> _GIVEN INSTRUCTION_
Write out each line that follows exactly as it stands, without the pictures.

────

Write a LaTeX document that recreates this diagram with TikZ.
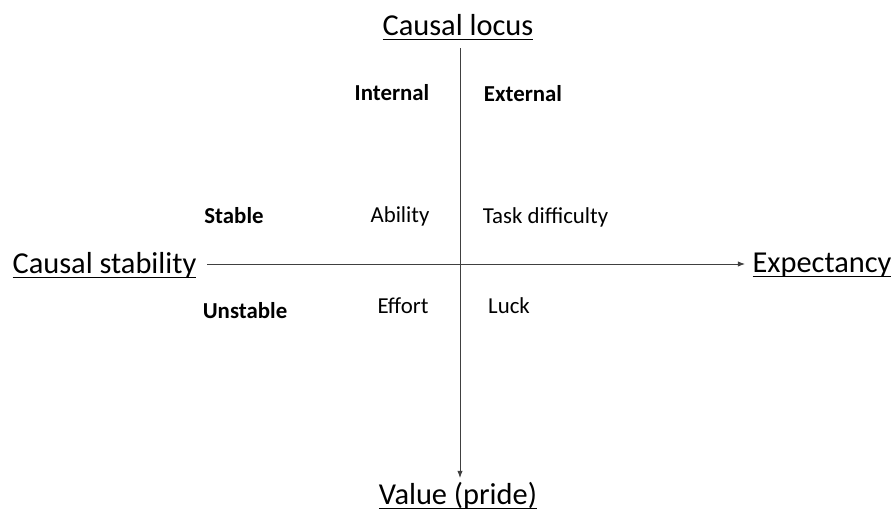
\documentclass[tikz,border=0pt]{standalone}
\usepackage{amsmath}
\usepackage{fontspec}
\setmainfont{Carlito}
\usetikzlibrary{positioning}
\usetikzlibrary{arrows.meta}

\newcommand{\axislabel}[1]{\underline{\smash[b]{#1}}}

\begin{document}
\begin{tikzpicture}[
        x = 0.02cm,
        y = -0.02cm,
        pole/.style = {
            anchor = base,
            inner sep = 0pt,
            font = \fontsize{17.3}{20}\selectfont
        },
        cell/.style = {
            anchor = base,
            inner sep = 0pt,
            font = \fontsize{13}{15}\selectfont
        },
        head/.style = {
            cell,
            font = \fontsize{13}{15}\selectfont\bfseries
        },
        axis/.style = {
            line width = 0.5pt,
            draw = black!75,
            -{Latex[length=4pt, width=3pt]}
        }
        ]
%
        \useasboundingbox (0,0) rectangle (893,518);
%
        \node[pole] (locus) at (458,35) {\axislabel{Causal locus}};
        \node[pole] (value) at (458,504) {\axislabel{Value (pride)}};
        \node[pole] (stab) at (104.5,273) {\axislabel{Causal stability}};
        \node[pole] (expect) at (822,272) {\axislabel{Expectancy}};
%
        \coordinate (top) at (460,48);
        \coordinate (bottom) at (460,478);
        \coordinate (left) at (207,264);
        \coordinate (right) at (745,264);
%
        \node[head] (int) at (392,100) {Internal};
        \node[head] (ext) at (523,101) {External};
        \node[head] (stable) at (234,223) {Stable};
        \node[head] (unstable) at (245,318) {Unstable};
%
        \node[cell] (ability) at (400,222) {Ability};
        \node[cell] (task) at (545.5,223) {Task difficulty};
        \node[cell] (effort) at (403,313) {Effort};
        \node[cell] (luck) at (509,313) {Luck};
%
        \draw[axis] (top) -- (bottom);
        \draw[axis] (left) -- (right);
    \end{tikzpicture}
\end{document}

────

> _OUTPUT FOR THIS EXERCISE_
Write a LaTeX document that recreates this diagram with TikZ.
\documentclass[tikz,border=0pt]{standalone}
\usepackage{amsmath}
\usepackage{fontspec}
\setmainfont{Carlito}
\usetikzlibrary{positioning}
\usetikzlibrary{arrows.meta}

\newcommand{\axislabel}[1]{\underline{\smash[b]{#1}}}

\begin{document}
\begin{tikzpicture}[
        x = 0.02cm,
        y = -0.02cm,
        pole/.style = {
            anchor = base,
            inner sep = 0pt,
            font = \fontsize{17.3}{20}\selectfont
        },
        cell/.style = {
            anchor = base,
            inner sep = 0pt,
            font = \fontsize{13}{15}\selectfont
        },
        head/.style = {
            cell,
            font = \fontsize{13}{15}\selectfont\bfseries
        },
        axis/.style = {
            line width = 0.5pt,
            draw = black!75,
            -{Latex[length=4pt, width=3pt]}
        }
        ]
%
        \useasboundingbox (0,0) rectangle (893,518);
%
        \node[pole] (locus) at (458,35) {\axislabel{Causal locus}};
        \node[pole] (value) at (458,504) {\axislabel{Value (pride)}};
        \node[pole] (stab) at (104.5,273) {\axislabel{Causal stability}};
        \node[pole] (expect) at (822,272) {\axislabel{Expectancy}};
%
        \coordinate (top) at (460,48);
        \coordinate (bottom) at (460,478);
        \coordinate (left) at (207,264);
        \coordinate (right) at (745,264);
%
        \node[head] (int) at (392,100) {Internal};
        \node[head] (ext) at (523,101) {External};
        \node[head] (stable) at (234,223) {Stable};
        \node[head] (unstable) at (245,318) {Unstable};
%
        \node[cell] (ability) at (400,222) {Ability};
        \node[cell] (task) at (545.5,223) {Task difficulty};
        \node[cell] (effort) at (403,313) {Effort};
        \node[cell] (luck) at (509,313) {Luck};
%
        \draw[axis] (top) -- (bottom);
        \draw[axis] (left) -- (right);
    \end{tikzpicture}
\end{document}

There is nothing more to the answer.